Francesca Zeccara

Product Designer - Talent in Residence

Born in Vigevano, in the province of Pavia. In 2017, after artistic high school, she began her bachelor degree at the School of Design of the Politecnico di Milano, studying Industrial Product Design.

After her first graduation in 2020, she decided to deepen her design skills by enrolling in the master degree in Integrated Product Design.

During the final year, she applied for the Erasmus programme in Barcelona, selecting the university with the aim of acquiring further artistic languages and broadening her design method. 

In fact, she has always been fascinated by objects and their usability, but also by the way people experience objects through their appearance and aesthetic languages. 

During both her bachelor’s and master’s degrees, Francesca learnt how to combine people’s needs, usability and the attractiveness of objects.

Abstract
The research thesis aims to investigate the practical possibilities of Living Materials within the current design and production scenario, which exhibits an embryonic shift towards a sustainability concept in line with the principles of the Biocentric paradigm. This inclination is accompanied by numerous production implementations spanning the entire spectrum between self-production and global markets, requiring designers to engage through innovative and conscious design.

Focusing this research on Bacterial Cellulose as a material of interest, the goal is to demonstrate a potential exploratory direction for innovative practices related to bacterial fermentation as an alternative to traditional product design approaches. The innovative aspect to highlight is linked to the potential to outline the qualities and application limits of BC material for implementation purposes. This exploration is based on the Material Driven Design methodology, combined with the Do It Yourself approach. Specifically, the limitations of Living Materials, primarily related to their evident performance boundaries that still hinder commercialization, have often led to a limited exploration of their real possibilities, restricting them to one-off applications. However, this framework proves to be an area of interest for the designer, who is called to modify the material usage design approach in order to facilitate the implementation of regenerative materials – from a general perspective – and induce a change in the market and the innovative scope of Bacterial Cellulose – specifically.

The main objective of this work is to identify a virtuous balance between the application possibilities of the reference regenerative material and the directions of development in the production market, considering the material’s performance. To achieve this goal, the work first follows a cognitive path of Bacterial Cellulose, combining an investigation of existing literature with the continuous exploration of the material’s constraints and possibilities through experimental analysis of it. The analysis of case studies and the identification of material possibilities derived from them have been systematically integrated to provide a feasibility analysis specific to the industrial process, linked to the use of a new emerging material. The resulting decision to focus on the upholstered furniture sector as an area of opportunity led to the design of a manifesto object chosen to represent the conceptualization of this new and potential dialogue between production processes and material implementation.

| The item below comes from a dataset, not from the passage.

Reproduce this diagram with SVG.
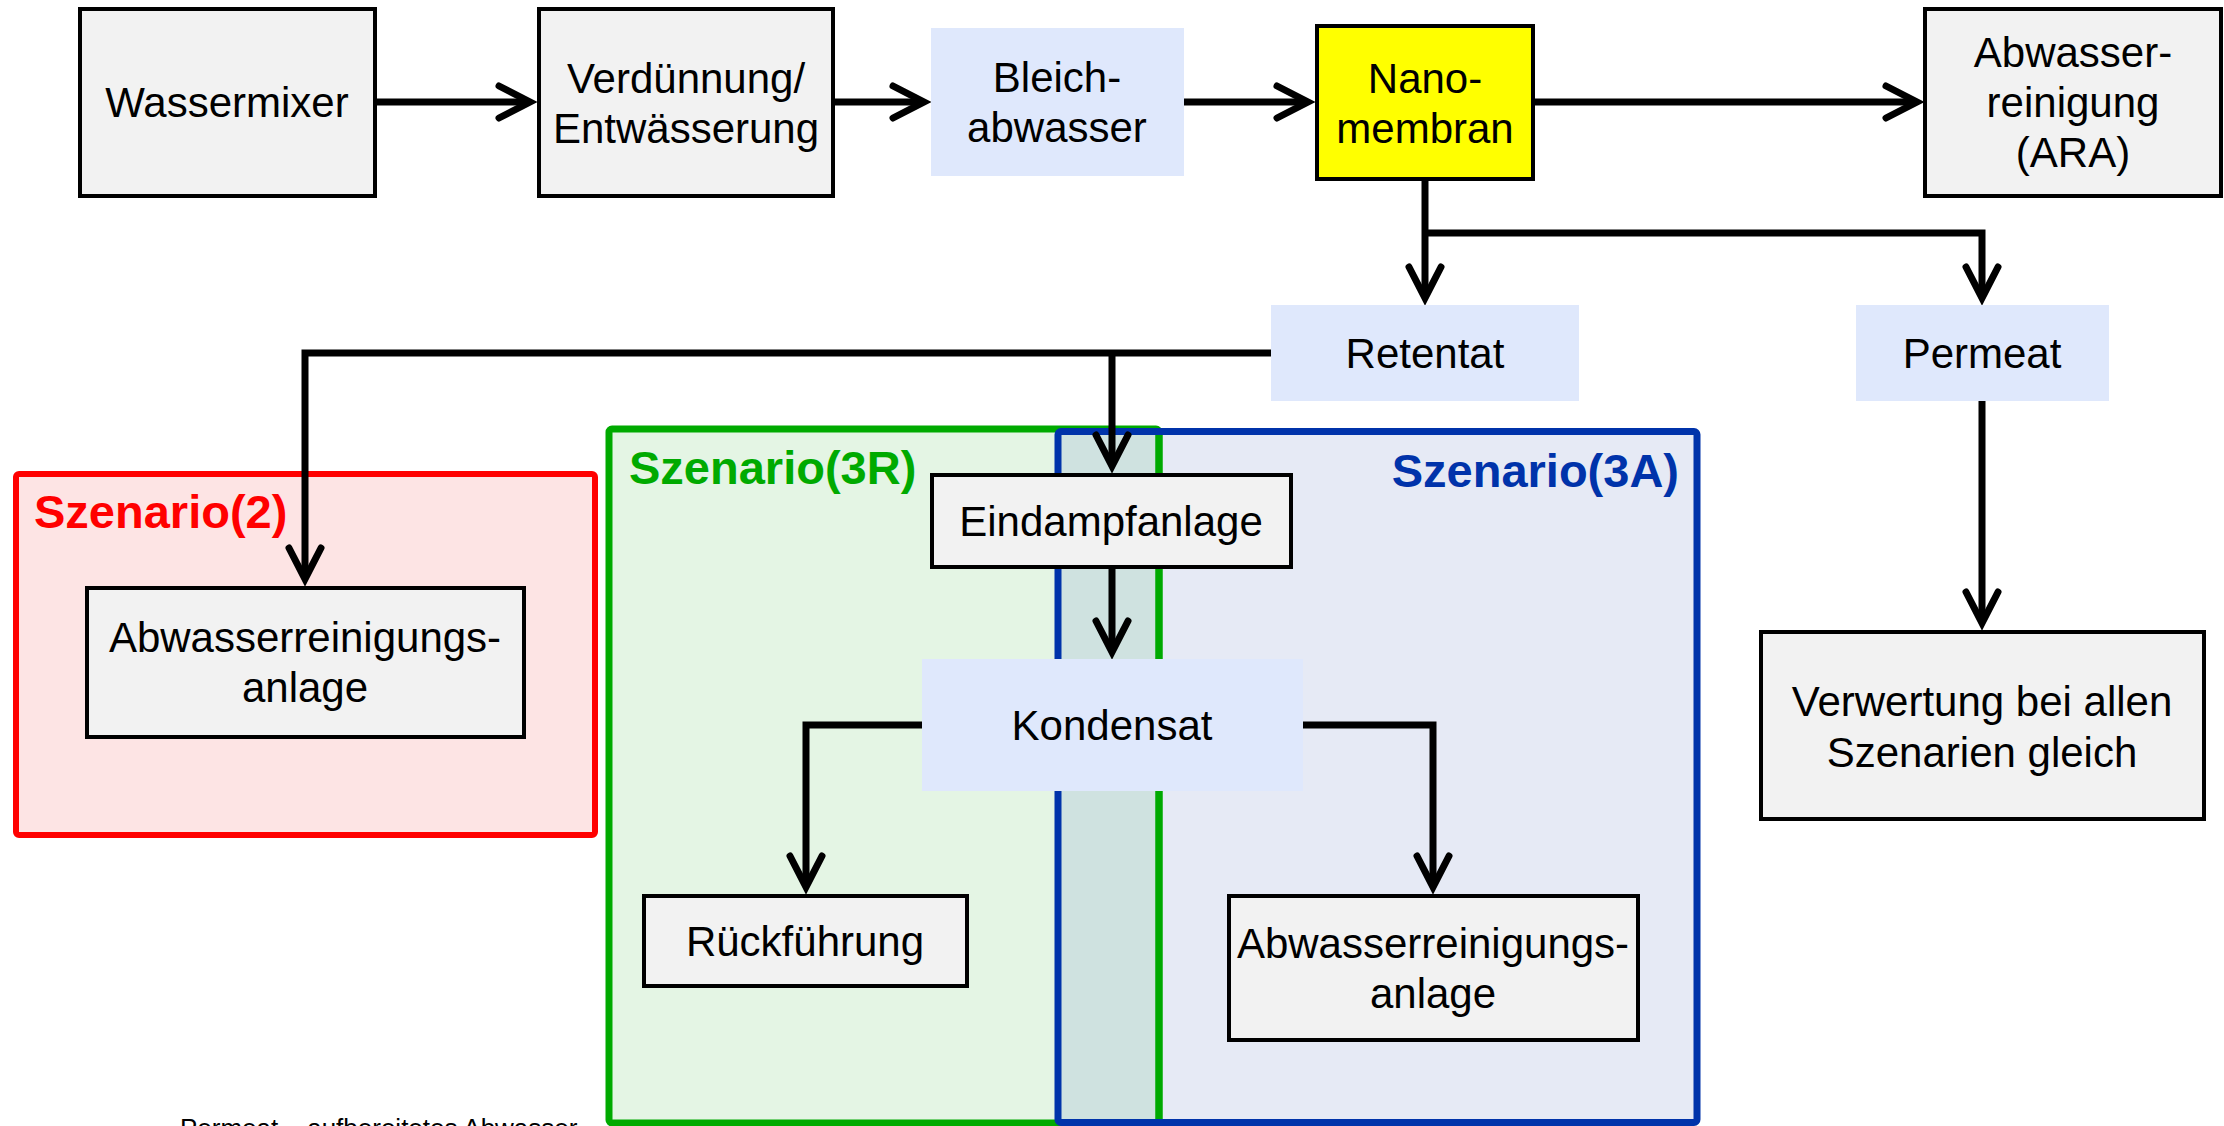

The methodology used enabled the organization of theoretical knowledge about production and design processes with the construction of a vision – and the subsequent prototyping – based on concrete evidence from tangible experimentation. This approach allows the designer not only to conceive and develop the product but also the entire production process, fostering a new harmony between production volumes, timing, and regenerative material innovation.

At the conclusion of the research journey, considerations regarding the obtained output and identified evidence form a new designer awareness regarding material approaches in design, demonstrating a necessary reassessment and fair reestablishment between human-driven production times and intrinsic ecosystemic timelines. These timelines, optimizable but not drastically alterable, necessitate a balancing act in production volumes, aimed at a reconfiguration of the design paradigm, more ethical and sustainable.